Here are six things exchange students can do to help make their exchange the incredible experience they hoped and dreamed of:
1. Make the most of family time.
We are all spending a lot of time at home these days, with a lot of “togetherness”. Being new in the family can feel a bit awkward for an exchange student, and having to stay home so much can be overwhelming. On the other hand, it can be a great opportunity to overcome those awkward feelings by using this time to build strong positive relationships with your host family. Be intentional about using this time to do things together that will help you get to know each other and bond. Whether it’s taking a quick trip, playing games together, streaming movies or just hanging around the dinner table enjoying conversation, gathering as a family and talking together will help develop a strong family relationship that includes every member of the family.
2. Be open to whatever comes.
We say this all the time, but this year it seems particularly important to say again: Expect to have a great year, but resist having too many expectations and demands. This year has been surprising already, and since no one really knows what to anticipate, being open to accepting whatever comes, and committed to having a positive outlook is the best recipe for success. In our experience, the happiest exchange students--and host families--are those who are open to going with the flow and making the most of the opportunities that arise. This helps you avoid disappointment, and helps you identify and enjoy what comes your way.
3. Take every opportunity to meet new people.
Opportunities for meeting new people are still out there--they just look a bit different than they have in the past. In normal years, we suggest joining a club or participating in a sport. The advice is still the same this year if that’s possible in your area.
Some high schools are offering sports, especially those which can be played with “social distance” guidelines in place. Check with your school and find out what is available. It might not be the sport you thought you’d play, but it is an opportunity to be active and meet new friends right away.
Many schools are moving club meetings and other activities to social media platforms. Join in, meet people and make friends. Be proactive about reaching out to others to introduce yourself and start conversation. Ask people questions about themselves, your host community, and American culture.
As things begin to open up and you can meet in person, you’ll feel more comfortable and confident meeting up face-to-face if you’ve already made some friendships online.

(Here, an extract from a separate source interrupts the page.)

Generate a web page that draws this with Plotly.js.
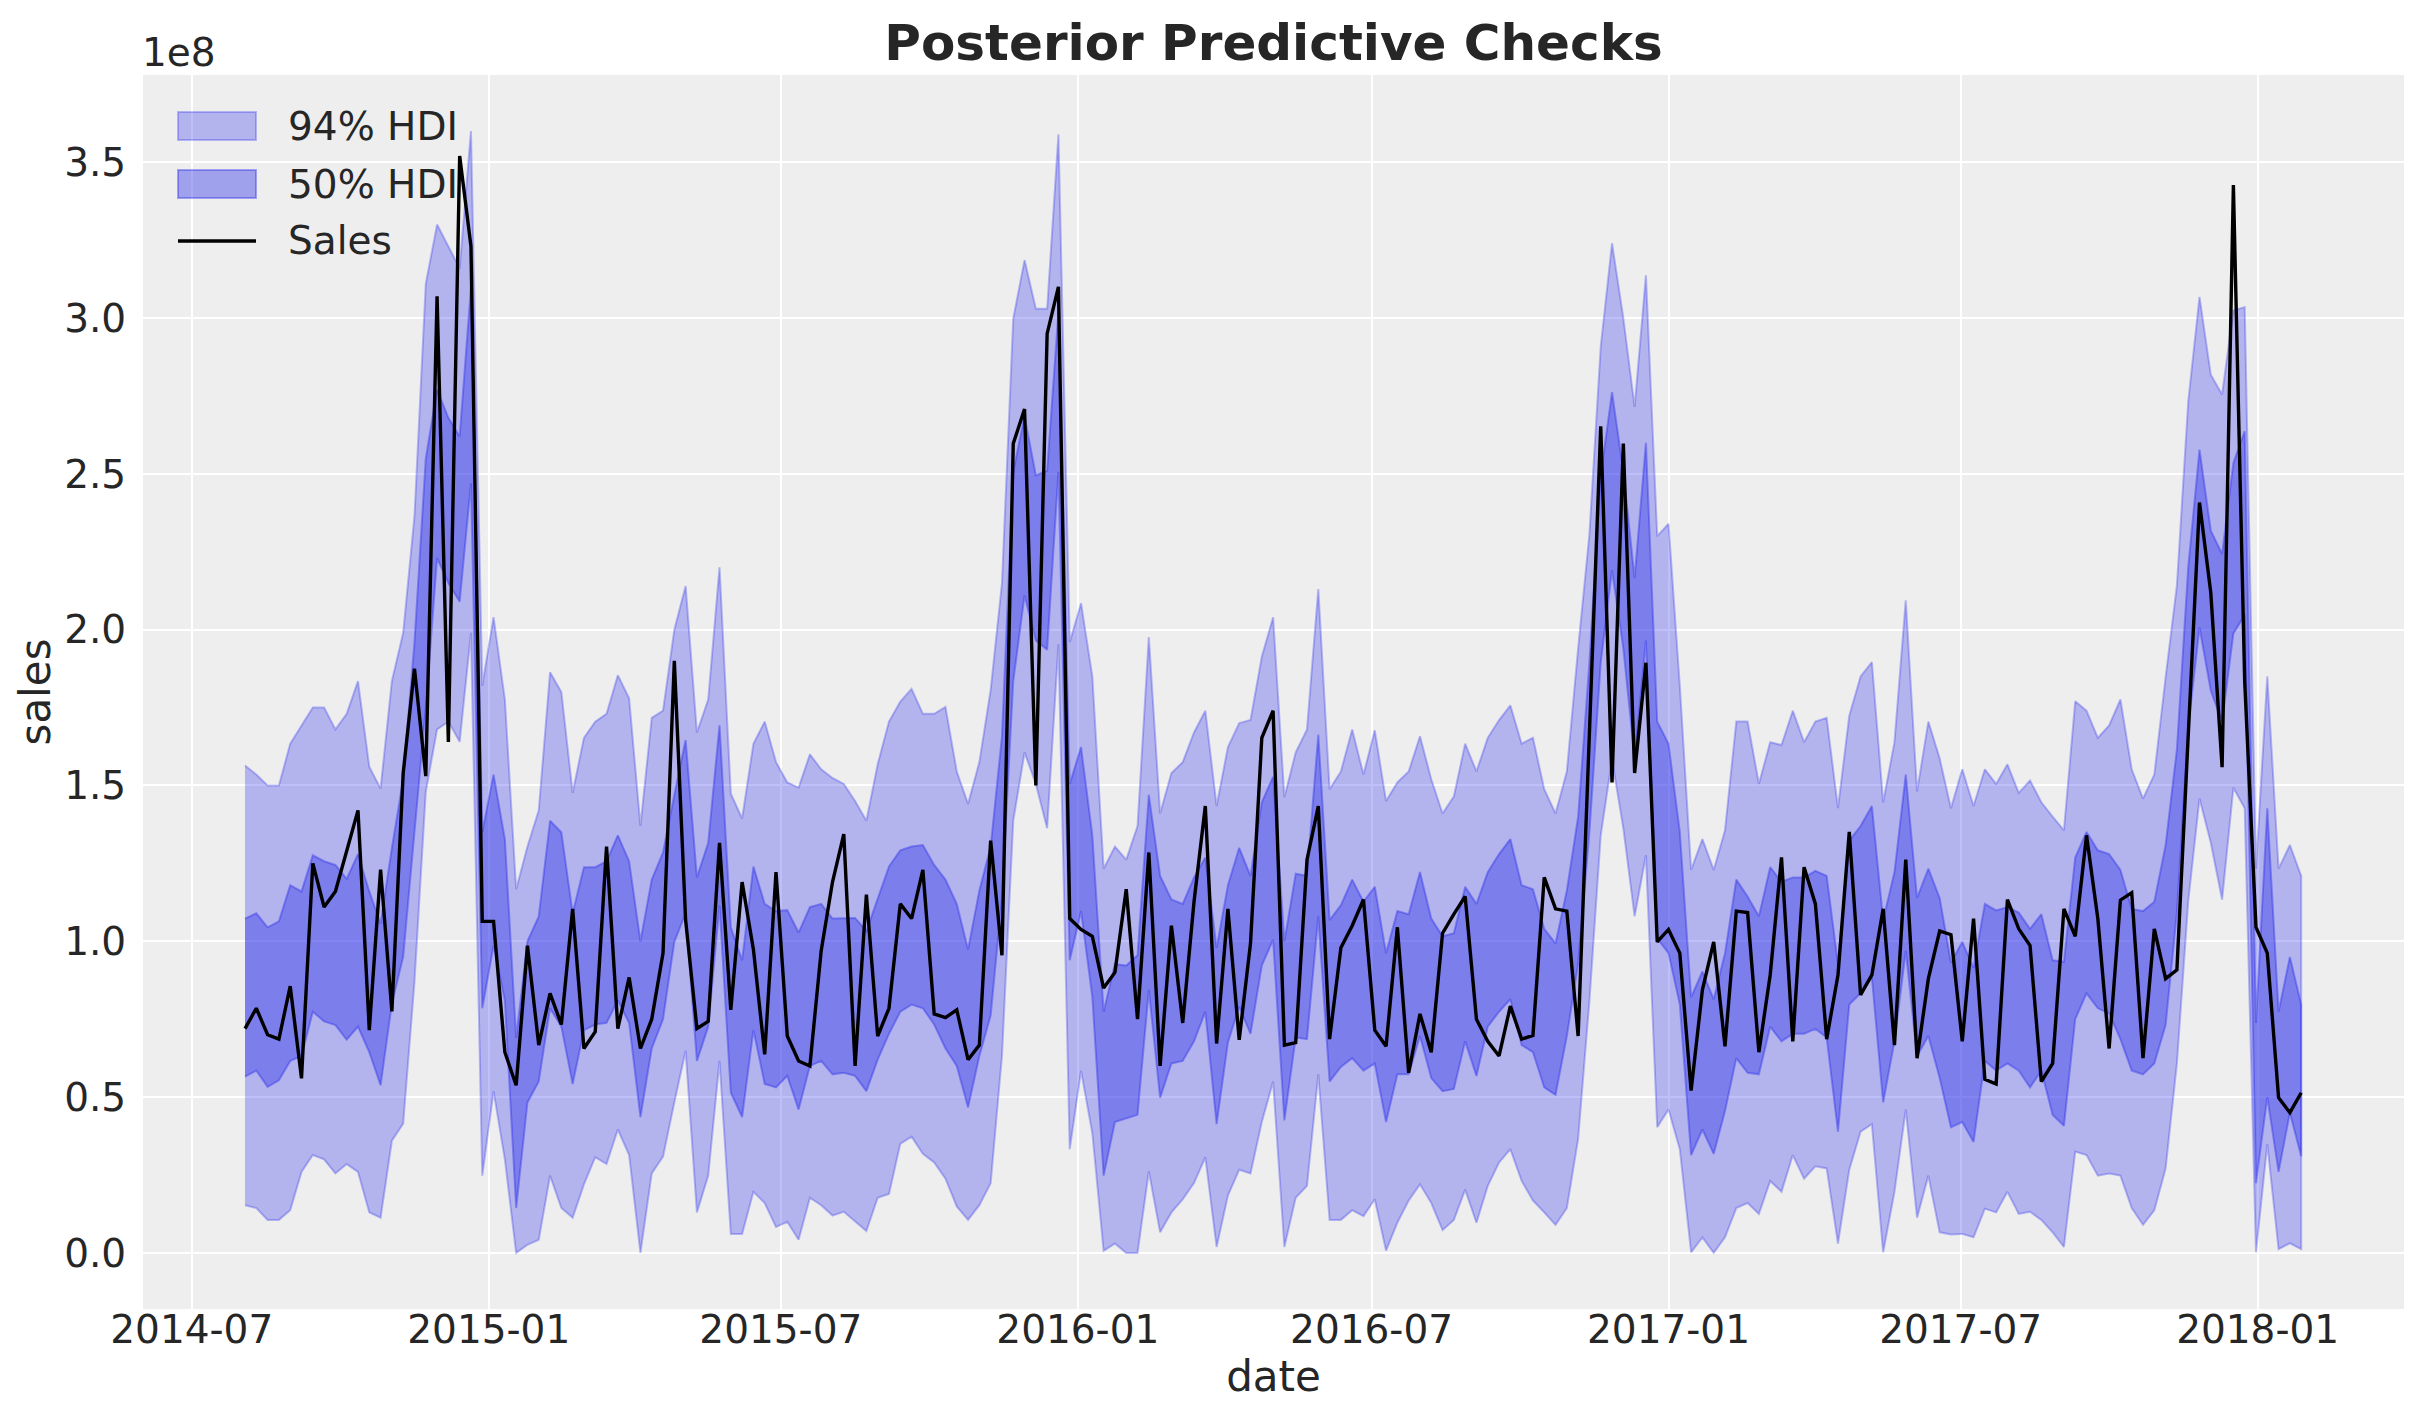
<!DOCTYPE html>
<html>
<head>
<meta charset="utf-8">
<script src="https://cdn.plot.ly/plotly-3.0.1.min.js"></script>
<style>
  html, body { margin: 0; padding: 0; background: #ffffff; }
  #chart { width: 2423px; height: 1423px; }
</style>
</head>
<body>
<div id="chart"></div>
<script>
// weekly observations, values in units of 1e8
var startDate = "2014-08-03";

var sales = [
  0.72, 0.785, 0.70, 0.686, 0.856, 0.56, 1.25, 1.11, 1.16, 1.29, 1.42, 0.715, 1.23, 0.775, 1.54, 1.875, 1.53, 3.07, 1.64, 3.52, 3.23,
  1.064, 1.064, 0.644, 0.538, 0.986, 0.667, 0.833, 0.733, 1.104, 0.656, 0.71, 1.304, 0.72, 0.884, 0.656, 0.75, 0.962, 1.90, 1.068, 0.72,
  0.743, 1.316, 0.78, 1.19, 0.974, 0.637, 1.222, 0.696, 0.616, 0.60, 0.97, 1.19, 1.344, 0.60, 1.15, 0.696, 0.785, 1.12, 1.073, 1.229,
  0.767, 0.755, 0.78, 0.62, 0.667, 1.323, 0.955, 2.597, 2.708, 1.50, 2.95, 3.10, 1.073, 1.038, 1.016, 0.85, 0.90, 1.167, 0.75, 1.285, 0.60,
  1.05, 0.738, 1.127, 1.434, 0.672, 1.104, 0.684, 0.993, 1.653, 1.74, 0.667, 0.675, 1.262, 1.434, 0.686, 0.979, 1.05, 1.134, 0.715, 0.663,
  1.045, 0.578, 0.767, 0.644, 1.026, 1.087, 1.144, 0.75, 0.679, 0.632, 0.792, 0.686, 0.698, 1.205, 1.104, 1.097, 0.696, 1.67, 2.653, 1.51, 2.597,
  1.54, 1.894, 0.998, 1.038, 0.962, 0.521, 0.844, 0.998, 0.663, 1.097, 1.092, 0.644, 0.892, 1.269, 0.679, 1.238, 1.12, 0.686, 0.892, 1.351,
  0.828, 0.892, 1.104, 0.667, 1.262, 0.625, 0.88, 1.033, 1.021, 0.679, 1.073, 0.557, 0.542, 1.134, 1.04, 0.986, 0.55, 0.608, 1.104, 1.016, 1.34,
  1.073, 0.656, 1.132, 1.156, 0.625, 1.04, 0.88, 0.908, 1.65, 2.408, 2.118, 1.559, 3.427, 1.835, 1.045, 0.962, 0.498, 0.45, 0.514
];

var hdi94High = [
  1.564, 1.535, 1.50, 1.50, 1.634, 1.69, 1.75, 1.75, 1.68, 1.73, 1.835, 1.56, 1.49, 1.835, 1.99, 2.365, 3.11, 3.30, 3.23, 3.16, 3.60,
  1.82, 2.04, 1.776, 1.167, 1.304, 1.42, 1.863, 1.80, 1.476, 1.653, 1.705, 1.73, 1.854, 1.78, 1.37, 1.717, 1.74, 2.00, 2.14, 1.67,
  1.776, 2.20, 1.474, 1.394, 1.634, 1.705, 1.575, 1.51, 1.493, 1.60, 1.552, 1.524, 1.505, 1.45, 1.387, 1.568, 1.705, 1.769, 1.81, 1.73,
  1.73, 1.752, 1.545, 1.441, 1.575, 1.807, 2.149, 2.998, 3.186, 3.03, 3.03, 3.59, 1.96, 2.085, 1.85, 1.233, 1.304, 1.262, 1.37, 1.976, 1.41,
  1.54, 1.575, 1.67, 1.74, 1.434, 1.623, 1.70, 1.71, 1.913, 2.04, 1.462, 1.606, 1.68, 2.13, 1.488, 1.545, 1.68, 1.535, 1.677, 1.45,
  1.51, 1.545, 1.658, 1.52, 1.41, 1.465, 1.634, 1.545, 1.653, 1.71, 1.757, 1.634, 1.653, 1.488, 1.41, 1.545, 1.94, 2.307, 2.908, 3.24, 3.0,
  2.715, 3.137, 2.30, 2.34, 1.82, 1.229, 1.328, 1.229, 1.356, 1.705, 1.705, 1.505, 1.639, 1.63, 1.74, 1.639, 1.705, 1.717, 1.427, 1.724,
  1.85, 1.896, 1.446, 1.639, 2.094, 1.481, 1.705, 1.587, 1.427, 1.552, 1.434, 1.552, 1.505, 1.568, 1.476, 1.516, 1.446, 1.40, 1.356, 1.77, 1.74,
  1.653, 1.693, 1.776, 1.552, 1.458, 1.535, 1.847, 2.142, 2.731, 3.068, 2.818, 2.755, 3.024, 3.035, 1.233, 1.85, 1.233, 1.309, 1.21
];

var hdi94Low = [
  0.153, 0.144, 0.106, 0.106, 0.137, 0.26, 0.314, 0.30, 0.255, 0.285, 0.26, 0.13, 0.113, 0.36, 0.415, 0.87, 1.48, 1.68, 1.705, 1.64, 1.99,
  0.248, 0.519, 0.30, 0.0, 0.026, 0.042, 0.248, 0.144, 0.113, 0.22, 0.307, 0.285, 0.396, 0.314, 0.0, 0.255, 0.309, 0.483, 0.649, 0.13,
  0.248, 0.616, 0.061, 0.061, 0.196, 0.16, 0.083, 0.10, 0.042, 0.177, 0.153, 0.12, 0.132, 0.10, 0.07, 0.177, 0.189, 0.35, 0.373, 0.318,
  0.29, 0.238, 0.149, 0.106, 0.153, 0.224, 0.632, 1.387, 1.606, 1.505, 1.363, 1.953, 0.333, 0.585, 0.384, 0.007, 0.03, 0.0, 0.0, 0.262, 0.066,
  0.13, 0.172, 0.224, 0.307, 0.019, 0.184, 0.267, 0.255, 0.42, 0.55, 0.019, 0.177, 0.215, 0.573, 0.106, 0.106, 0.137, 0.118, 0.172, 0.007,
  0.097, 0.168, 0.22, 0.16, 0.073, 0.106, 0.203, 0.097, 0.215, 0.29, 0.333, 0.231, 0.168, 0.13, 0.09, 0.144, 0.366, 0.809, 1.34, 1.583, 1.363,
  1.08, 1.276, 0.403, 0.46, 0.333, 0.002, 0.05, 0.0, 0.05, 0.144, 0.16, 0.125, 0.231, 0.196, 0.314, 0.238, 0.278, 0.271, 0.03, 0.267,
  0.389, 0.413, 0.002, 0.196, 0.46, 0.113, 0.248, 0.066, 0.059, 0.061, 0.05, 0.142, 0.13, 0.196, 0.125, 0.132, 0.106, 0.066, 0.019, 0.325, 0.314,
  0.248, 0.255, 0.248, 0.144, 0.09, 0.137, 0.271, 0.608, 1.127, 1.458, 1.316, 1.134, 1.493, 1.427, 0.002, 0.349, 0.012, 0.031, 0.012
];

var hdi50High = [
  1.073, 1.09, 1.045, 1.064, 1.18, 1.16, 1.276, 1.257, 1.245, 1.20, 1.28, 1.16, 1.057, 1.30, 1.52, 1.96, 2.55, 2.77, 2.68, 2.62, 3.10,
  1.35, 1.535, 1.328, 0.69, 1.0, 1.08, 1.387, 1.35, 1.09, 1.238, 1.238, 1.257, 1.34, 1.257, 1.0, 1.198, 1.285, 1.47, 1.646, 1.205,
  1.316, 1.693, 1.045, 0.939, 1.24, 1.12, 1.097, 1.10, 1.028, 1.11, 1.12, 1.073, 1.075, 1.075, 1.033, 1.134, 1.24, 1.292, 1.304, 1.309,
  1.245, 1.198, 1.12, 0.974, 1.163, 1.304, 1.657, 2.507, 2.686, 2.495, 2.51, 3.02, 1.505, 1.623, 1.34, 0.774, 0.927, 0.922, 0.955, 1.47, 1.21,
  1.134, 1.12, 1.205, 1.269, 0.979, 1.18, 1.30, 1.21, 1.446, 1.528, 1.0, 1.217, 1.21, 1.663, 1.068, 1.116, 1.198, 1.127, 1.175, 0.962,
  1.097, 1.087, 1.222, 1.073, 1.016, 1.026, 1.175, 1.12, 1.222, 1.28, 1.328, 1.18, 1.167, 1.04, 0.993, 1.163, 1.40, 1.896, 2.495, 2.762, 2.507,
  2.165, 2.60, 1.705, 1.634, 1.351, 0.821, 0.903, 0.814, 0.962, 1.198, 1.144, 1.08, 1.238, 1.191, 1.205, 1.205, 1.226, 1.21, 0.927, 1.323,
  1.37, 1.434, 1.068, 1.222, 1.535, 1.139, 1.233, 1.139, 0.932, 0.998, 0.915, 1.12, 1.099, 1.11, 1.092, 1.04, 1.087, 0.939, 0.934, 1.269, 1.351,
  1.292, 1.28, 1.229, 1.104, 1.097, 1.127, 1.309, 1.616, 2.20, 2.578, 2.318, 2.243, 2.535, 2.637, 0.738, 1.427, 0.774, 0.95, 0.797
];

var hdi50Low = [
  0.566, 0.585, 0.533, 0.554, 0.616, 0.632, 0.774, 0.743, 0.731, 0.684, 0.726, 0.644, 0.538, 0.80, 0.95, 1.35, 1.75, 2.23, 2.15, 2.09, 2.47,
  0.785, 0.986, 0.81, 0.144, 0.483, 0.55, 0.785, 0.726, 0.542, 0.715, 0.733, 0.738, 0.81, 0.738, 0.436, 0.656, 0.75, 0.998, 1.09, 0.616,
  0.726, 1.115, 0.514, 0.436, 0.715, 0.542, 0.531, 0.568, 0.46, 0.60, 0.616, 0.573, 0.578, 0.568, 0.519, 0.62, 0.703, 0.774, 0.797, 0.785,
  0.733, 0.656, 0.60, 0.467, 0.632, 0.762, 1.139, 1.835, 2.11, 1.965, 1.936, 2.507, 0.939, 1.097, 0.821, 0.248, 0.42, 0.432, 0.443, 0.844, 0.498,
  0.608, 0.616, 0.679, 0.774, 0.413, 0.675, 0.79, 0.703, 0.922, 1.005, 0.425, 0.691, 0.686, 1.08, 0.55, 0.597, 0.625, 0.585, 0.608, 0.42,
  0.573, 0.573, 0.696, 0.561, 0.519, 0.526, 0.679, 0.568, 0.726, 0.774, 0.814, 0.667, 0.644, 0.531, 0.507, 0.696, 0.927, 1.351, 1.894, 2.19, 1.94,
  1.587, 1.965, 1.009, 0.962, 0.797, 0.314, 0.396, 0.318, 0.455, 0.625, 0.578, 0.573, 0.726, 0.679, 0.703, 0.703, 0.719, 0.691, 0.389, 0.797,
  0.833, 0.884, 0.483, 0.679, 0.969, 0.632, 0.696, 0.561, 0.403, 0.42, 0.356, 0.616, 0.585, 0.608, 0.585, 0.531, 0.585, 0.443, 0.408, 0.75, 0.833,
  0.785, 0.769, 0.686, 0.585, 0.573, 0.608, 0.731, 1.092, 1.686, 2.007, 1.804, 1.705, 1.988, 2.047, 0.224, 0.50, 0.26, 0.45, 0.31
];

var yTicks = [0, 0.5, 1, 1.5, 2, 2.5, 3, 3.5];
var legendNames = ["94% HDI", "50% HDI", "Sales"];

function weeklyDates(start, n) {
  var d0 = new Date(start + "T00:00:00Z");
  var out = [];
  for (var i = 0; i < n; i++) {
    var d = new Date(d0.getTime() + i * 7 * 86400000);
    out.push(d.toISOString().slice(0, 10));
  }
  return out;
}

var dates = weeklyDates(startDate, sales.length);

// closed polygon, like fill_between
function band(lo, hi) {
  return {
    x: dates.concat(dates.slice().reverse()),
    y: hi.concat(lo.slice().reverse())
  };
}

var c94 = "rgba(42,46,236,0.3)";
var c50 = "rgba(42,46,236,0.4)";
var b94 = band(hdi94Low, hdi94High);
var b50 = band(hdi50Low, hdi50High);

var data = [
  {
    x: b94.x, y: b94.y, type: "scatter", mode: "lines", fill: "toself",
    fillcolor: c94, line: {color: c94, width: 2},
    name: legendNames[0], hoverinfo: "skip"
  },
  {
    x: b50.x, y: b50.y, type: "scatter", mode: "lines", fill: "toself",
    fillcolor: c50, line: {color: c50, width: 2},
    name: legendNames[1], hoverinfo: "skip"
  },
  {
    x: dates, y: sales, type: "scatter", mode: "lines",
    line: {color: "#000000", width: 3.4},
    name: legendNames[2]
  }
];

// plot box in px, used for the hand-made legend
var W = 2423, H = 1423;
var M = {l: 143, r: 19, t: 75, b: 114};
var pw = W - M.l - M.r, ph = H - M.t - M.b;
function px(x) { return (x - M.l) / pw; }
function py(y) { return 1 - (y - M.t) / ph; }

var font = "DejaVu Sans, sans-serif";
var txt = "#262626";

var shapes = [
  {type: "rect", xref: "paper", yref: "paper", x0: px(178), x1: px(256), y0: py(140), y1: py(112),
   fillcolor: c94, line: {color: c94, width: 2}},
  {type: "rect", xref: "paper", yref: "paper", x0: px(178), x1: px(256), y0: py(198), y1: py(170),
   fillcolor: c50, line: {color: c50, width: 2}},
  {type: "line", xref: "paper", yref: "paper", x0: px(178), x1: px(256), y0: py(241), y1: py(241),
   line: {color: "#000000", width: 3.4}}
];

var legendRows = [126, 184, 241];
var annotations = legendRows.map(function (yy, i) {
  return {
    text: legendNames[i], xref: "paper", yref: "paper", x: px(286), y: py(yy),
    xanchor: "left", yanchor: "middle", showarrow: false,
    font: {family: font, size: 39, color: txt}
  };
});
annotations.push({
  text: "1e8", xref: "paper", yref: "paper", x: 0, y: 1,
  xanchor: "left", yanchor: "bottom", xshift: -3, yshift: -2, showarrow: false,
  font: {family: font, size: 39, color: txt}
});

var layout = {
  width: W,
  height: H,
  paper_bgcolor: "#ffffff",
  plot_bgcolor: "#eeeeee",
  margin: M,
  font: {family: font, size: 39, color: txt},
  title: {
    text: "<b>Posterior Predictive Checks</b>",
    font: {family: font, size: 50, color: txt},
    x: 0.5, xref: "paper", xanchor: "center",
    y: 1 - 42 / H, yref: "container", yanchor: "middle"
  },
  showlegend: false,
  xaxis: {
    type: "date",
    range: ["2014-05-31 19:00", "2018-04-01 17:00"],
    tick0: "2014-07-01", dtick: "M6", tickformat: "%Y-%m",
    showgrid: true, gridcolor: "#ffffff", gridwidth: 2,
    zeroline: false, showline: false,
    ticks: "", ticklabelstandoff: -6,
    tickfont: {family: font, size: 39, color: txt},
    title: {text: "date", font: {family: font, size: 42, color: txt}, standoff: 10}
  },
  yaxis: {
    range: [-0.18, 3.78],
    tickvals: yTicks, tickformat: ".1f",
    showgrid: true, gridcolor: "#ffffff", gridwidth: 2,
    zeroline: false, showline: false,
    ticks: "outside", ticklen: 8, tickcolor: "rgba(0,0,0,0)",
    tickfont: {family: font, size: 39, color: txt},
    title: {text: "sales", font: {family: font, size: 42, color: txt}, standoff: 0}
  },
  shapes: shapes,
  annotations: annotations
};

Plotly.newPlot("chart", data, layout, {displayModeBar: false, staticPlot: true});
</script>
</body>
</html>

4. Discover your host community.
There are interesting things to do in every community. Nature walks, state parks, day-hikes, many museums, and historic sites are open. Do some online research to find out what there is to do in your area. Ask your host family to share their favorite spots with you, and consider exploring some new places together. This can help you bond with your host family, have some fun, and probably learn something new.
5. Take up a new hobby.
Exchange is all about new experiences, so avoid worrying about what you can’t do, and instead, dive into activities and hobbies that are available. Invite your host family to play board games, do a puzzle, or solve an online mystery. Get creative and learn to cook, sew, or build. Join your host family in their hobbies, home projects, and day-to-day tasks. There’s no end to what you can learn, and you just might find your life’s passion as you try new things.
6. Involve your Local Coordinator.
Your Local Coordinator is your best local support, and they will be able to share ideas about getting involved in your specific area. They’ll have an orientation soon after your arrival, providing an opportunity for you to meet the other exchange students in the area, broadening everyone’s friendships and support base. After all, we are all in this together.
Exchange years are made of unexpected moments full of joy and surprise, even during years that feel normal. Like in any adventure, a positive attitude is the foundation of success. This is your year of adventure- don’t waste a moment. Your exchange year will be what you make of it. Maybe this year is not so different after all.